Bolloré stated that the accident in Cameroon was caused by speed. They blame the driver, just as corporations always blame the worker.
But the reality is that the very profitable Bolloré corporation could have installed the necessary equipment to prevent this accident. They could have shown some respect for the lives of the people of Cameroon. Bolloré, privatization, and capitalism are the root causes of the deaths of 79 people and the injuries sustained by over 500 others.
2008 and the postal strike
Bolloré forced through changes that gave it more lucrative control of the railroad and for a longer period in 2008.
That year was a year of struggle. On February 25, taxi and bus drivers went on strike against high gas prices. Within a day that forced the government to lower prices. That action triggered a rebellion by unemployed youth fed up with poverty. It lasted four days and was only stopped with bullets and beatings. Over 100 were killed and over 1600 were arrested. A month later, 800 were still in prison. Yet even in the midst of repression, the people had won concessions from the government.

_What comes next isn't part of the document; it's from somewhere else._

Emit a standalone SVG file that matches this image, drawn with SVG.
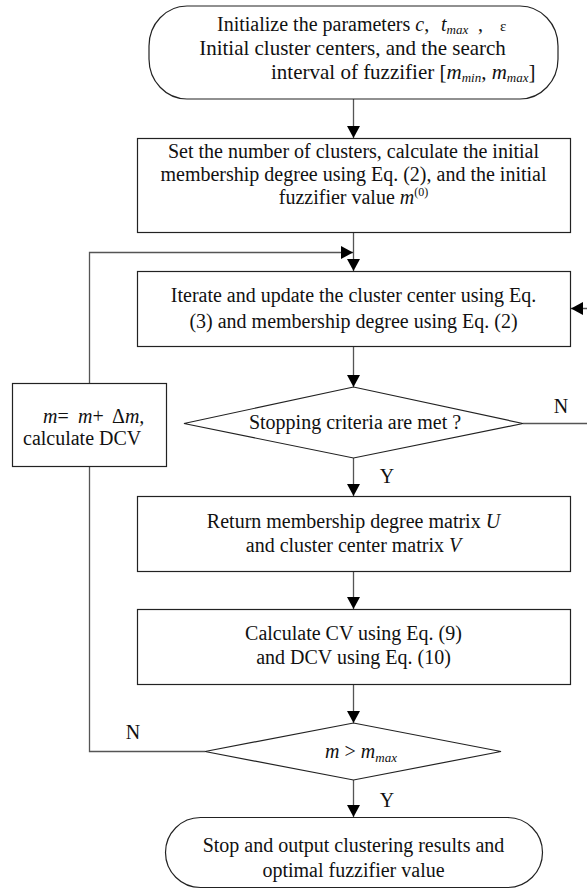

Public employees got an immediate 15 percent raise effective April 1. Taxes were suspended on the basics of cooking oil, fish and rice, as well as cement.
On October 27, however postal employees (CAMPOST) went on strike because they had not been paid for 35 months and many of the employees didn’t have a regular status. They were still in struggle on November 6 when they called for the Minister overseeing the postal service to resign.

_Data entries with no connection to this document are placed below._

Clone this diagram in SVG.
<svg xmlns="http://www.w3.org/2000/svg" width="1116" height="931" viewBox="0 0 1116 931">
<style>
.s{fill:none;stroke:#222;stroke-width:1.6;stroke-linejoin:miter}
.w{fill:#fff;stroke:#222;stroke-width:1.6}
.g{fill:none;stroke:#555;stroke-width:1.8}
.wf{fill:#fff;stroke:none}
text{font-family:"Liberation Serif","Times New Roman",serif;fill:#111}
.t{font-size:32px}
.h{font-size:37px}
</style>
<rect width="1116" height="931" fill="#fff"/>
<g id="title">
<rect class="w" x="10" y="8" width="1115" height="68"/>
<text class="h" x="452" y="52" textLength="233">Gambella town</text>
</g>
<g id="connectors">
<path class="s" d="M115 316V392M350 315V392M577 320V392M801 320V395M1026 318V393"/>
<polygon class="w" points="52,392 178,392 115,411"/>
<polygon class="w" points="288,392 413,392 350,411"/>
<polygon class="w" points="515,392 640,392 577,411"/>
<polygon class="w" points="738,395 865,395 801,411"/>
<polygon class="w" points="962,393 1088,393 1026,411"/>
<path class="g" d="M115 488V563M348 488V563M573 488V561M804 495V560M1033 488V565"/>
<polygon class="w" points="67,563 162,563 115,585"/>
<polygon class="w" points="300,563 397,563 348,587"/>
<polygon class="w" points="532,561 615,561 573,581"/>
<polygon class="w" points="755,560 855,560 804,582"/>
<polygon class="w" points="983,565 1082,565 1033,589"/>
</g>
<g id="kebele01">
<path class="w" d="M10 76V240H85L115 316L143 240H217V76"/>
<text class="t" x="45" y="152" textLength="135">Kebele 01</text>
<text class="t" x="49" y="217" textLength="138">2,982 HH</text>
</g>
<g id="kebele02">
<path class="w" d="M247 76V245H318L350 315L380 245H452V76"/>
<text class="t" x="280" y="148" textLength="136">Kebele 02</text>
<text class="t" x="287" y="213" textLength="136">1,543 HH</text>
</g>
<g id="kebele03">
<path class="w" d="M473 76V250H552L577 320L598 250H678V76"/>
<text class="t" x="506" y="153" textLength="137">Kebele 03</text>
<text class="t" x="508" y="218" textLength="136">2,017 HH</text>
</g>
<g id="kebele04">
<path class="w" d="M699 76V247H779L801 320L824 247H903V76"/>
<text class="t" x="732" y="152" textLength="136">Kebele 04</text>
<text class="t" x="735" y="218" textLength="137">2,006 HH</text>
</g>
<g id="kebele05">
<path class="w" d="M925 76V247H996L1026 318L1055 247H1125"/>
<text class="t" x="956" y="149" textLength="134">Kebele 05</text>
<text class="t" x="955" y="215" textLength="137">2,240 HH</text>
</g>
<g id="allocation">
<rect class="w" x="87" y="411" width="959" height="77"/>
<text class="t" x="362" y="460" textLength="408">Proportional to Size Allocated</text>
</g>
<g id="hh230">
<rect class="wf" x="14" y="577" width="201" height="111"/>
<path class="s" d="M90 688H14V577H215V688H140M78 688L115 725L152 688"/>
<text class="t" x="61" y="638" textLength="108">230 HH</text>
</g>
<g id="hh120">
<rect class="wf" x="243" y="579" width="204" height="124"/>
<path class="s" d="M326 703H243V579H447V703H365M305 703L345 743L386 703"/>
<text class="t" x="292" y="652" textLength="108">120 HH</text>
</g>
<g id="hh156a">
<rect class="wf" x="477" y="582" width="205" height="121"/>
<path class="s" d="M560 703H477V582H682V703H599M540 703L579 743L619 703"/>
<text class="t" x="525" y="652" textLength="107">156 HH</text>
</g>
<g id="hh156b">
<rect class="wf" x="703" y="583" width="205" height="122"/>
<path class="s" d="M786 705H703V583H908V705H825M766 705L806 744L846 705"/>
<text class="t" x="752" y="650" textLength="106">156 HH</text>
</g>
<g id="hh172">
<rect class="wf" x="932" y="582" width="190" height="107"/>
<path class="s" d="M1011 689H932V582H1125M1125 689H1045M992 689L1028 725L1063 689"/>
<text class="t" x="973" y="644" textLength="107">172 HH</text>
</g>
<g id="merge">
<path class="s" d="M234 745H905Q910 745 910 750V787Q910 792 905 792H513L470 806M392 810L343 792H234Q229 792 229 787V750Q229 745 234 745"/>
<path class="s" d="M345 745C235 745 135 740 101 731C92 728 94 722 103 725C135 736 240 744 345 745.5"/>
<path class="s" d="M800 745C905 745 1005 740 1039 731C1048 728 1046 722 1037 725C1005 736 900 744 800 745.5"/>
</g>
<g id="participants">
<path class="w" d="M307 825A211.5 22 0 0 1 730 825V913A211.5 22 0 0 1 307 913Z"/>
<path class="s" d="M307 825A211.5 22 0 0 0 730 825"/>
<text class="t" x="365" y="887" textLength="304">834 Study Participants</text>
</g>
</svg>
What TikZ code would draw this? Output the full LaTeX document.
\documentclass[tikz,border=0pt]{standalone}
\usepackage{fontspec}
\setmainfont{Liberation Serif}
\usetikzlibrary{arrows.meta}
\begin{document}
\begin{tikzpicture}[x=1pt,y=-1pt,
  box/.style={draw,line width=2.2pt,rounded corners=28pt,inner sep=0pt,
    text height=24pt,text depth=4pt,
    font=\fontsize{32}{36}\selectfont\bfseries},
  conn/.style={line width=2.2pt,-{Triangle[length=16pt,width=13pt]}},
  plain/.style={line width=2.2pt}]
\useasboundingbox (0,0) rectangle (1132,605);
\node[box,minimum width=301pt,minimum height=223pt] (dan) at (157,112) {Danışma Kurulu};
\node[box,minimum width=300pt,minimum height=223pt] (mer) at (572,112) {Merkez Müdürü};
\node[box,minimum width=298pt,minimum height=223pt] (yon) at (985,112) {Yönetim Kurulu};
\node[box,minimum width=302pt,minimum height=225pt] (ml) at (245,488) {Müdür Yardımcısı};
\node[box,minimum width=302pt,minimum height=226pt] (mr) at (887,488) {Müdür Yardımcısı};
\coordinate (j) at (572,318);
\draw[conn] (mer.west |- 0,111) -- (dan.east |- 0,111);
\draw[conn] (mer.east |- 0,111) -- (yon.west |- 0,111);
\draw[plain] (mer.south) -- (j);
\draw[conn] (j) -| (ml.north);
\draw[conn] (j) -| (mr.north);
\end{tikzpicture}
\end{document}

Rebellion erupted again at the end of November. On December 3, it spread to the capital and the main port and both were brought to a halt. The massive rebellion demanded an end to food and fuel price increases. The government finally announced that they had arrived at an agreement with the union to make cut the price of gas and fuel. But it was an insufficient action and laid the basis for more discontent with the government and the system.

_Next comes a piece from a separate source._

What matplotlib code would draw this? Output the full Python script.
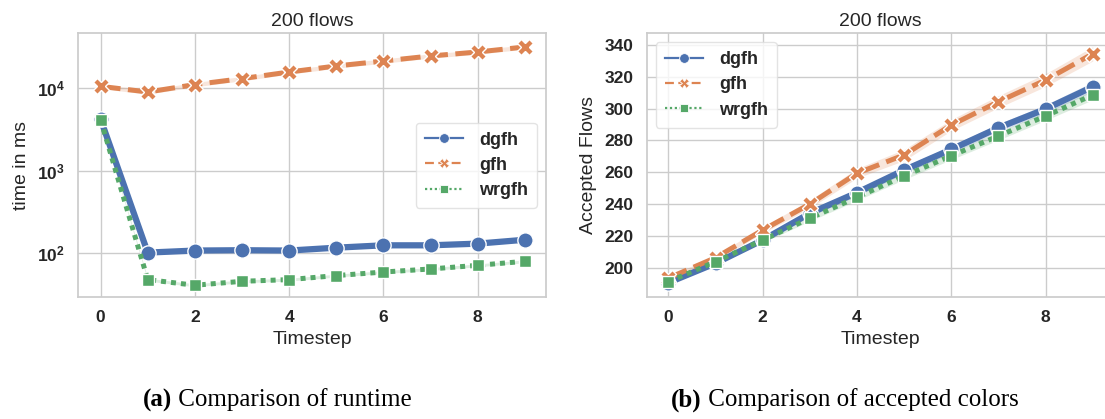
import matplotlib
matplotlib.use("Agg")
import matplotlib.pyplot as plt
from matplotlib.lines import Line2D
import numpy as np

# ---------------- data ----------------
timesteps = [0, 1, 2, 3, 4, 5, 6, 7, 8, 9]
series_names = ["dgfh", "gfh", "wrgfh"]

runtime_dgfh = [4210, 102, 108, 109, 108, 117, 125, 125, 131, 146]
runtime_gfh = [10560, 9020, 11100, 13100, 15760, 18640, 21420, 24640, 27550, 31700]
runtime_wrgfh = [4150, 48, 41, 45.8, 48, 53.7, 59.3, 64.6, 71.5, 80]
runtime_ci_rel = [0.04, 0.06, 0.04]  # relative half-width of confidence bands

flows_dgfh = [190.6, 202.8, 217.4, 234.2, 247.2, 261.4, 274.4, 288.0, 299.8, 313.8]
flows_gfh = [193.5, 206.3, 223.7, 240.0, 259.4, 270.9, 289.7, 304.4, 318.0, 334.5]
flows_wrgfh = [191.2, 203.8, 217.4, 231.1, 244.3, 257.7, 270.4, 282.8, 295.4, 308.6]
flows_ci = [
    [1.0, 1.2, 1.5, 1.8, 2.0, 2.2, 2.4, 2.5, 2.7, 3.0],
    [1.0, 1.5, 2.0, 2.5, 3.0, 3.5, 3.5, 3.8, 4.0, 4.5],
    [1.0, 1.2, 1.5, 1.8, 2.0, 2.2, 2.4, 2.5, 2.7, 3.0],
]

titles = ["200 flows", "200 flows"]
ylabels = ["time in ms", "Accepted Flows"]
xlabel = "Timestep"
captions = [("(a)", " Comparison of runtime"), ("(b)", " Comparison of accepted colors")]

# ---------------- style ----------------
colors = ["#4c72b0", "#dd8452", "#55a868"]
linestyles = ["-", (0, (4, 1.5)), (0, (1, 1))]
markers = ["o", "X", "s"]
lws = [4.5, 3.6, 3.6]
msizes = [11, 12, 8.5]

plt.rcParams["font.family"] = ["Liberation Sans", "DejaVu Sans"]
plt.rcParams["axes.edgecolor"] = "#cccccc"
plt.rcParams["text.color"] = "#262626"
plt.rcParams["axes.labelcolor"] = "#262626"
plt.rcParams["xtick.color"] = "#262626"
plt.rcParams["ytick.color"] = "#262626"

W, H = 1105, 419
fig = plt.figure(figsize=(W / 100, H / 100), dpi=100)
fig.patch.set_facecolor("white")

ax1 = fig.add_axes([78 / W, (H - 297.3) / H, (546 - 78) / W, (297.3 - 33.3) / H])
ax2 = fig.add_axes([646.7 / W, (H - 297.3) / H, (1114 - 646.7) / W, (297.3 - 33.3) / H])


def style_axes(ax):
    ax.set_facecolor("white")
    ax.grid(True, color="#cccccc", linewidth=1.0)
    ax.set_axisbelow(True)
    for s in ax.spines.values():
        s.set_color("#cccccc")
        s.set_linewidth(1.25)
    ax.tick_params(axis="both", which="both", length=0, labelsize=12.5, pad=9.5)
    for lab in ax.get_xticklabels() + ax.get_yticklabels():
        lab.set_fontweight("bold")


def draw(ax, ys, lows, highs):
    for i, name in enumerate(series_names):
        ax.fill_between(timesteps, lows[i], highs[i], color=colors[i], alpha=0.2, linewidth=0)
        ax.plot(timesteps, ys[i], color=colors[i], linestyle=linestyles[i], linewidth=lws[i],
                marker=markers[i], markersize=msizes[i], markeredgecolor="white",
                markeredgewidth=1.0, label=name)


def legend(ax, loc):
    handles = [Line2D([0], [0], color=colors[i], linestyle=["-", (0, (4, 2)), (0, (1, 1.2))][i],
                      linewidth=1.6, marker=markers[i], markersize=[7, 7, 6][i],
                      markeredgecolor="white", markeredgewidth=0.6)
               for i in range(3)]
    leg = ax.legend(handles, series_names, loc=loc, prop={"weight": "bold", "size": 13},
                    frameon=True, fancybox=True, handlelength=2.1, borderpad=0.5,
                    labelspacing=0.45, handletextpad=0.9, borderaxespad=0.5)
    leg.get_frame().set_edgecolor("#dddddd")
    leg.get_frame().set_alpha(0.8)


# left: runtime (log)
rt = [runtime_dgfh, runtime_gfh, runtime_wrgfh]
rt_lo = [np.array(r) * (1 - c) for r, c in zip(rt, runtime_ci_rel)]
rt_hi = [np.array(r) * (1 + c) for r, c in zip(rt, runtime_ci_rel)]
draw(ax1, rt, rt_lo, rt_hi)
ax1.set_yscale("log")
ax1.set_ylim(29.3, 46400)
ax1.set_xlim(-0.48, 9.45)
ax1.set_xticks([0, 2, 4, 6, 8])
ax1.yaxis.set_minor_locator(matplotlib.ticker.NullLocator())
style_axes(ax1)
legend(ax1, "center right")

# right: accepted flows
fl = [flows_dgfh, flows_gfh, flows_wrgfh]
fl_lo = [np.array(f) - np.array(c) for f, c in zip(fl, flows_ci)]
fl_hi = [np.array(f) + np.array(c) for f, c in zip(fl, flows_ci)]
draw(ax2, fl, fl_lo, fl_hi)
ax2.set_ylim(181.4, 347.4)
ax2.set_xlim(-0.46, 9.45)
ax2.set_xticks([0, 2, 4, 6, 8])
ax2.set_yticks([200, 220, 240, 260, 280, 300, 320, 340])
style_axes(ax2)
legend(ax2, "upper left")

for ax, t, yl in zip([ax1, ax2], titles, ylabels):
    ax.set_title(t, fontsize=14, pad=5)
    ax.set_xlabel(xlabel, fontsize=14, labelpad=4)
    ax.set_ylabel(yl, fontsize=14, labelpad=5)

# captions
for (bold, rest), cx in zip(captions, [277, 844]):
    t = fig.text(cx / W, (H - 400) / H, bold + rest, ha="center", va="center",
                 fontsize=18, family="Liberation Serif", color="black", alpha=0)
    fig.canvas.draw()
    bb = t.get_window_extent()
    x0 = bb.x0
    tb = fig.text(x0 / W, (H - 400) / H, bold, ha="left", va="center", fontsize=18,
                  family="Liberation Serif", fontweight="bold", color="black")
    fig.canvas.draw()
    bb2 = tb.get_window_extent()
    fig.text(bb2.x1 / W, (H - 400) / H, rest, ha="left", va="center", fontsize=18,
             family="Liberation Serif", color="black")
    t.remove()

fig.savefig("out.png", dpi=100, facecolor="white")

The struggle to end colonialism
After centuries of rule by European colonial empires- Portugal, Netherlands, and Germany, Cameroon was divided after WWI between the imperialist powers France and Britain. Officially the area was to be administered instead of ruled as a colony but there was no difference. Racism, forced labor and exploitation were the rule of the day. From 1928- 1931 the Kongo-Wara rebellion was just one expression of the people’s will to resist.
As WWII was ending, unions were finally legalized in 1944. The best leaders who wanted to fight the system, who wanted independence also organized the strongest union (USCC). The imperialist oriented Catholic Church then organized other unions to counter them, but with little support.
As inflation ate up wages, the USCC called for strikes in September 1945. On September 24, 1945, a wildcat strike spread through the Doula railway workshops. This strike was met with severe police repression, and over 20 workers were killed.
In 1948 those who wanted to press their demands for economic justice and liberation by way of a general strike formed the UPC (Union des Populations du Cameroun). This was quickly branded as a communist front. Despite continued repression, by 1955, it was the largest party with 100,000 members. Leaders of the movement in the 1950s included Ruben Um Nyobè, Osendé Afana, Ernest Ouandié, and Felix Moumie. Women asserted their role in organizing right from the mid-1940s and the UPC had a women’s unit, UDEFEC.
Organizing continued inside and outside Cameroon. In the early 1950s, leaders were able to get to the UN to call for independence. They were supported by tens of thousands of letters exposing racism and injustice. In the mid-1950s France was thrown out of Vietnam and faced rebellion in Algeria. Some of the most vicious French colonial political and military leaders were transferred from Vietnam to Cameroon.
In March and April 1955 women organized cadre classes to develop skills for liberation. On April 22, 1955, the UPC and allied organizations issued a Joint Proclamation declaring the Trusteeship terminated and demanding elections by end 1955. (This was just before the South African liberation movement issued the Freedom Charter in June 1955).
Within weeks, this declaration was given practical power as tens of thousands of workers went on strikes and a general rebellion occurred from May 22 to May 30, 1955 in Douala, Yaounde and other cities.
On July 13, 1955, the UPC was banned by the French. In June 1957, Britain banned the UPC and deported 13 leaders of the UPC and its women’s organization the UDEFEC. A campaign of terror began, forcing the UPC underground and requiring the formation of military units and an armed struggle for liberation.
Pacification programs bean in 1956. Villages were forced to leave their land to be regrouped in holding areas where they could be watched and repressed more closely. Thousands escaped into the bush to join the UPC. But tens of thousands of others saw their homes burned and their loved ones tortured and killed. Estimates of the number killed go as high as 120,000 (by Le Monde in 1962) but it could be many more.
Formal independence in 1960 was a managed affair to give France complete control of the key features of political and economic life.
There would have been no independence were it not for the heroic struggle of the Cameroon people to resist imperialism. But the fight continued, as did the repression. France continued to bomb villages. The pacification and terror campaign continued in order to stop any movement for real independence. During the struggle, leaders had to flee and organize from a distance, finding refuge and support from Sudan, Egypt (under Nasser), Ghana (under Nkrumah) and Guinea.
The World Federation of Trade Unions was supportive as it could be in all phases of the struggle in the 1950s and 1960s, funneling support through its affiliates in Nigeria. Some support also came from the socialist countries while the United States supported France and colonialism. Liberation leaders confronted U.S. officials regarding the supply of U.S. arms and political support for the French but they were rebuffed. The intense military struggle lasted until 1971 when leaders were finally captured and killed.
The history of massacres and terrorism against the people of Cameroon has been largely hidden, particularly in France and the United States.
In 1954 Mongo Beti published his first book, Cruel City and later The Poor Christ of Bomba. These novels exposed capitalism and French colonialism in Cameroon. The context of repression forced him to use a pseudonym. In 1972 in the wake of the execution of Ernest Ouandie, he published the book, Cruel Hand on Cameroon, Autopsy of a Decolonization, which directly challenged the imperialist narrative about independence and the role of France. It was immediately censored and banned in France, explaining in part the lack of awareness of the struggle in Cameroon.
But cracks in the wall are occurring. Just this year, participants and survivors of France’s campaign of terror are speaking out on video. The word is getting out.
In the meantime, the struggle continues.